The acting commissioner for forestry, Deo Byarugaba, said a recent study by the forestry department revealed that indiscriminate logging and charcoal burning had destroyed hundreds of square miles of forest land.

Following the alarming rate of deforestation, and a public outcry that most vehicles carrying timber had army and police escorts, President Yoweri Museveni in May appointed Capt. James Okello as commandant of a Forest Produce Monitoring Unit (FPMU), charged with empowering the forestry staff which falls under the Ministry of Water, Lands and Environment. The swift activities of FPMU has since found out that those perpetuating the racket also include forestry officials, police, district councils, MPs, Movement leaders and Internal Security Organisation (ISO) personnel.

Among top government officials whose vehicles or employees were recently cited in the timber/firewood deal were the energy and mineral development minister, Syda Bbumba and justice and constitutional affairs minister Janat Mukwaya.

Military officers who have recently been either directly involved or whose vehicles and employees were implicated are the commandant of the Nakasongola-based UP-DF motorised brigade, Col. Samuel Kawagga and Reserve Force commander Lt. Gen. Salim Saleh's aide, Lt. Col. Kagezi.
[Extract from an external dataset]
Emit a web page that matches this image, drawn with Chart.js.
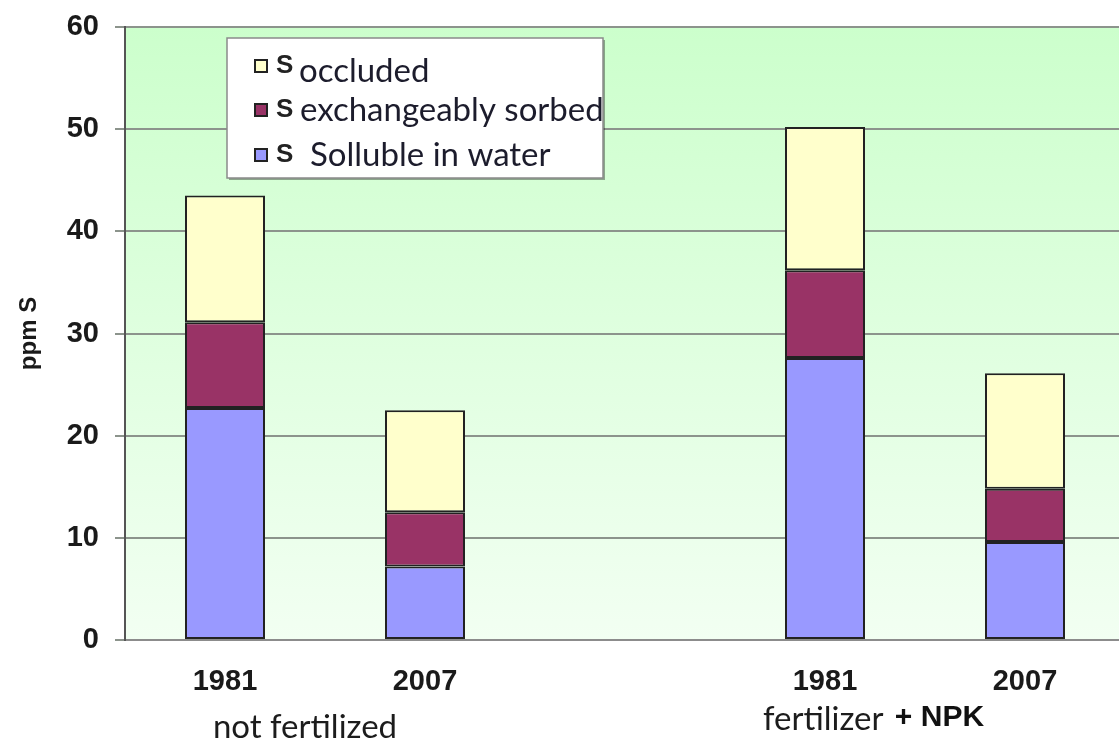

Forestry officials said the district with the worst forest destruction record is Mukono and it has been established that most of the logs in the timber sheds there had been illegally acquired. Sources said FPMU found difficulty in arresting illegal timber dealers in Mukono because some said they were encouraged to continue with the trade by government officials.

However, the solution coming from Byarugaba is as worrisome as the problem: "The way forward is to commercialize tree planting. My department is now looking for investors to plant trees for value. We allocate land to prospective investors who grow trees and harvest them for sell," he declared.

What Byarugaba appears to ignore is the existing experience regarding the impacts of tree plantations. Norwegian carbon sink plantation projects --which began to be implemented in Uganda in 1996-- have implied the eviction of hundreds of village people to make way for plantation trees. One of those projects implied the occupation of between 80,000 and 100,000 hectares of land by pines and eucalyptus (see WRM Bulletin Nº 35).

Within that context, commissioner Byarugaba's declarations appear to be paving the way for further foreign investments in the plantation sector. Tree plantations will not only not solve the existing problems, but will generate new impacts on forests, water, soils, biodiversity and people. It is therefore absurd to portray them as a solution to the real problem of deforestation. But maybe Byarugaba has a reason?